Il ne pouvait en aller autrement, pour deux raisons essentielles.

La première, c’est que cette affirmation flirtait avec l’analphabétisme historique. Depuis que Theodor Herzl a écrit son État des juifs (1896), la majorité des Juifs du monde n’a jamais fait sien le projet sioniste. Et pour cause : les trois courants les plus influents du judaïsme le rejetaient – communistes, bundistes et religieux.

Jusqu’en 1939, 3,5 millions de Juifs quittent l’Europe pour se rendre presque tous… aux États-Unis. Ne se trouvent en Palestine que 480 000 Juifs, soit 2,5 % de la population juive mondiale.

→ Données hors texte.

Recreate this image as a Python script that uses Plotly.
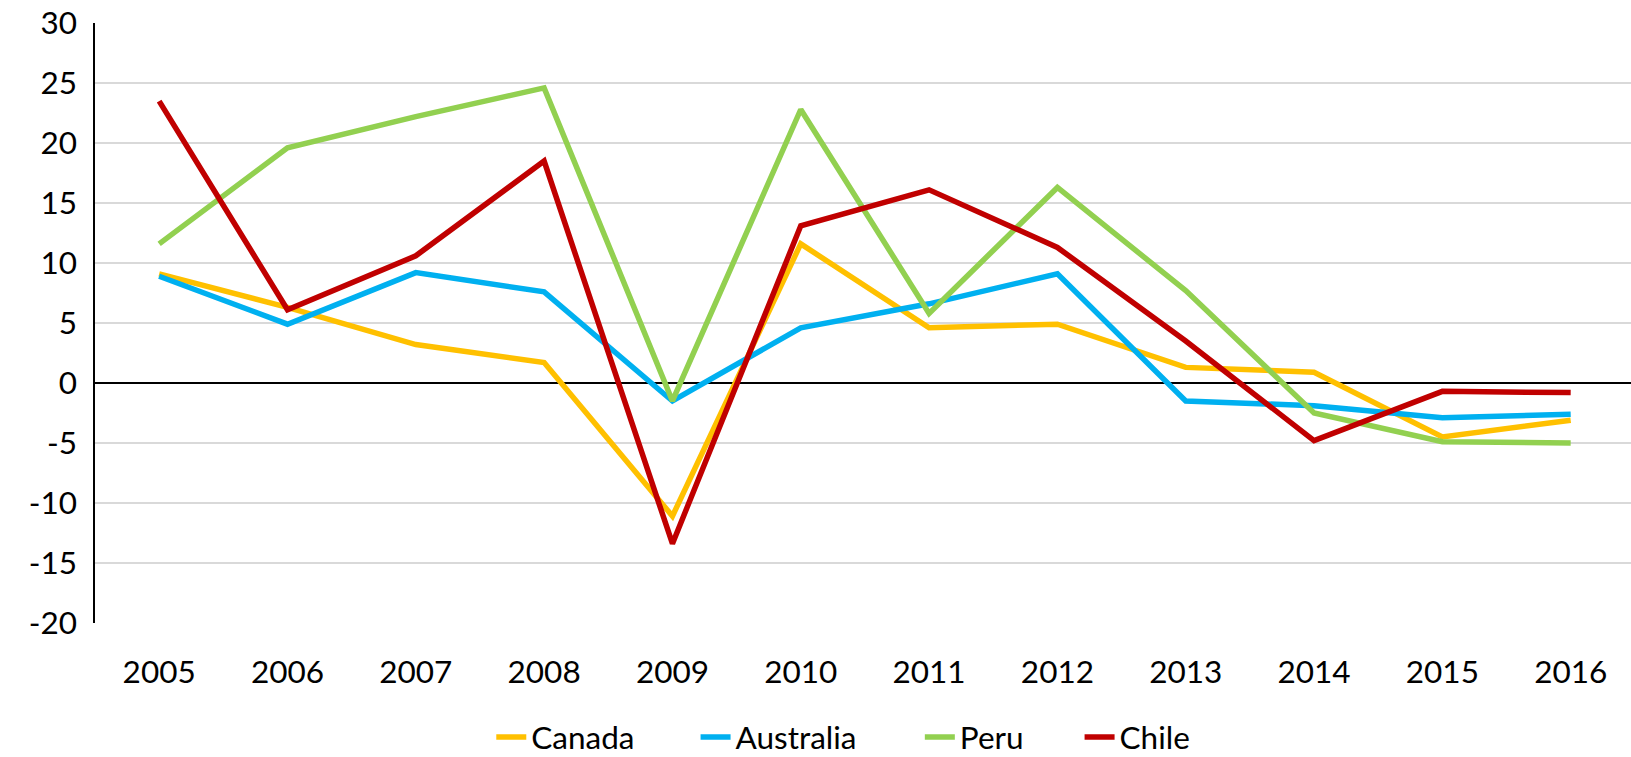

Le génocide nazi, puis la création d’Israël modifient la donne, avec trois grandes vagues d’immigration. Mais seule une minorité d’arrivants est sioniste. La plupart n’ont pas eu le choix : les survivants de la Shoah, qui n’obtiennent pas de visa américain ; les Juifs arabes, chassés de leurs pays ou « importés » par Israël ; les Soviétiques, qui profitent ainsi du seul moyen légal de quitter l’URSS.

71 ans après la naissance d’Israël, 6,5 millions de Juifs en sont citoyen, mais 10 millions vivent ailleurs. Sans compter qu’un million de citoyens d’Israël l’ont quitté. Tous ces juifs qui ne se trouvent pas dans « leur « État » seraient-ils antisémites ?

Erreur historique, faute politique. Une loi criminalisant l’antisionisme aurait introduit un délit d’opinion dans le droit français. Imagine-t-on, dans la foulée, les communistes interdire l’anticommunisme, les gaullistes l’antigaullisme ou les libéraux l’altermondialisme ? Le Conseil constitutionnel aurait évidemment retoqué une telle législation. C’est pourquoi le président a reculé. Et parce que 69% des Français disent avoir une « mauvaise image du sionisme ».

En guise de consolation, le CRIF s’est rabattu sur une résolution de l’Assemblée nationale, qui reprend la définition de l’antisémitisme de l’Alliance internationale pour la mémoire de l’Holocauste (IHRA). Non elle n’a aucun caractère contraignant, mais, pour la faire voter par 154 députés (sur 577), Sylvain Maillard a dû en retirer toute référence… à l’antisionisme !

Bref, la montagne a accouché d’une souris.